I’m grateful that as a Council member Freed helped force the state Department of Motor Vehicles to provide case records on a thousand fatal pedestrian crashes in the 1990s, making possible the revolutionary data analysis in Right Of Way’s 1999 report Killed By Automobile (pdf, see p. 62). Her failure today to seek input from even a single safe streets activist before suing to block congestion pricing is hard to excuse.
In her lawsuit, Freed seized upon language in the MTA’s Environmental Assessment identifying the FDR Drive between East 10th Street and the Brooklyn Bridge as highway segments (others are the westbound I-95 approach to the George Washington Bridge and the westbound Long Island Expressway near the Queens-Midtown Tunnel) that, with congestion pricing, could experience “adverse effects on traffic conditions.”
She doesn’t mention that when the MTA analyzed the air impacts on the FDR, it found “no adverse impact” (EA, Section 17.6.1.3, p. 17-30), in part because trucks, the worst vehicular polluters by far, aren’t permitted on the highway, which eliminates truck particulate pollution as an impact on Freed, who lives close by the FDR. If that isn’t proof enough, consider that (1) the MTA minimized the possibility of traffic impacts by choosing low crossing credits and few exemptions or discounts (EA, Section 17.6.1.1, p. 17-24); and (2) the MTA’s model low-balled the number of current car trips that will “disappear,” causing it to overstate traffic impacts, as I pointed out recently.

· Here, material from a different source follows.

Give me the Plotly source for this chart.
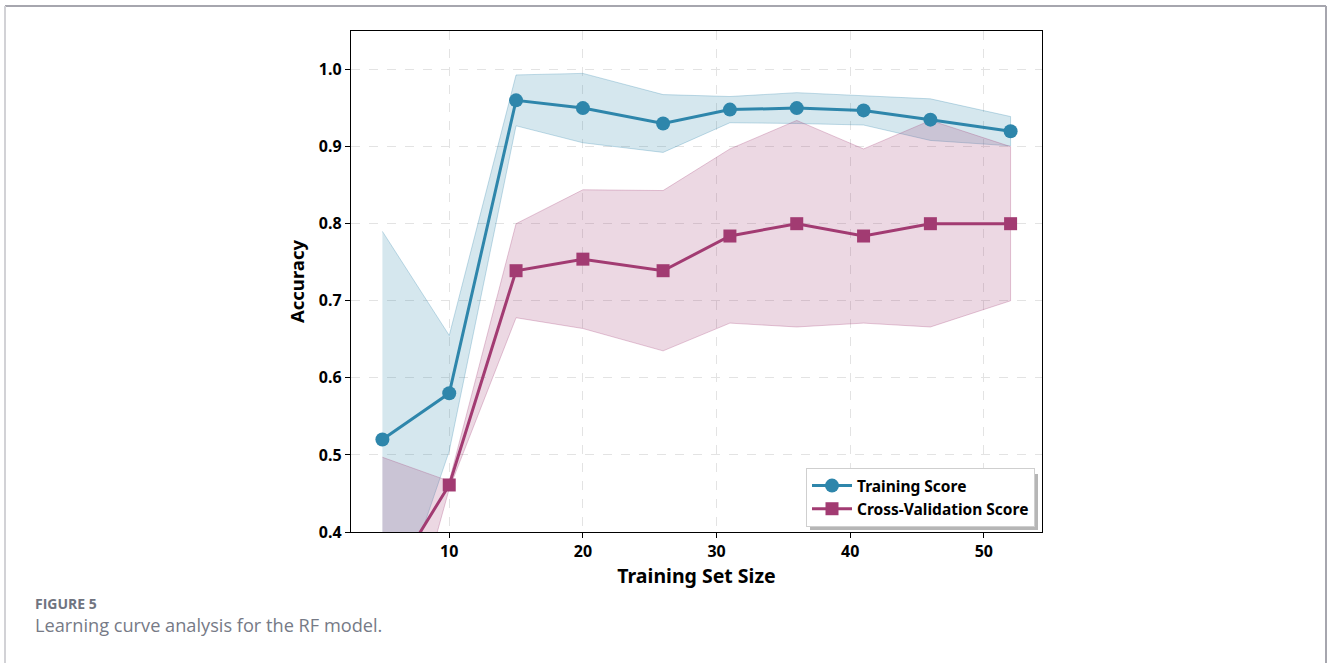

I reached out to traffic guru “Gridlock” Sam Schwartz about the idea that not tolling drivers who stay on the FDR ― Freed’s key objection, and a requirement of the 2019 enabling legislation ― will worsen traffic on the highway. Here's what Schwartz wrote back:
Very few through-drivers currently take streets, say First or Second avenues, for the entire distance because they’re much slower. Would some drivers stay on the FDR who might have gotten off, to avoid a back-up? Yes. For example: there’s an afternoon queue on the FDR southbound to the Brooklyn Bridge; currently, some drivers may hop off at Grand Street or Montgomery (South Street) to reach an East River bridge. The $15 charge will lead them to stay on the FDR. However, they will be offset by the reduction from current traffic getting onto the southbound FDR between 60th St. and the Brooklyn Bridge or the Battery. (emphasis added)
And even in the unlikely event Sam’s forecast is off, any net increase in FDR traffic will be swamped at the macro level as the congestion toll diminishes auto traffic on the Lower East Side as a whole.
Freed’s worries about congestion pricing pollution are almost certainly unfounded, in other words. They’re insanely parochial as well. You have to be pretty self-concerned to put at risk an actual, ready-to-go, once-in-a-lifetime way to deliver the very things you once demanded — less traffic and healthier streets — simply because your own block might (might) be made worse off.
So you see, William (Vickrey), it was really nothing. Or, as the Smiths song concludes, “I don't dream about anyone except myself.” Too true for too many drivers, and too true now for Freed.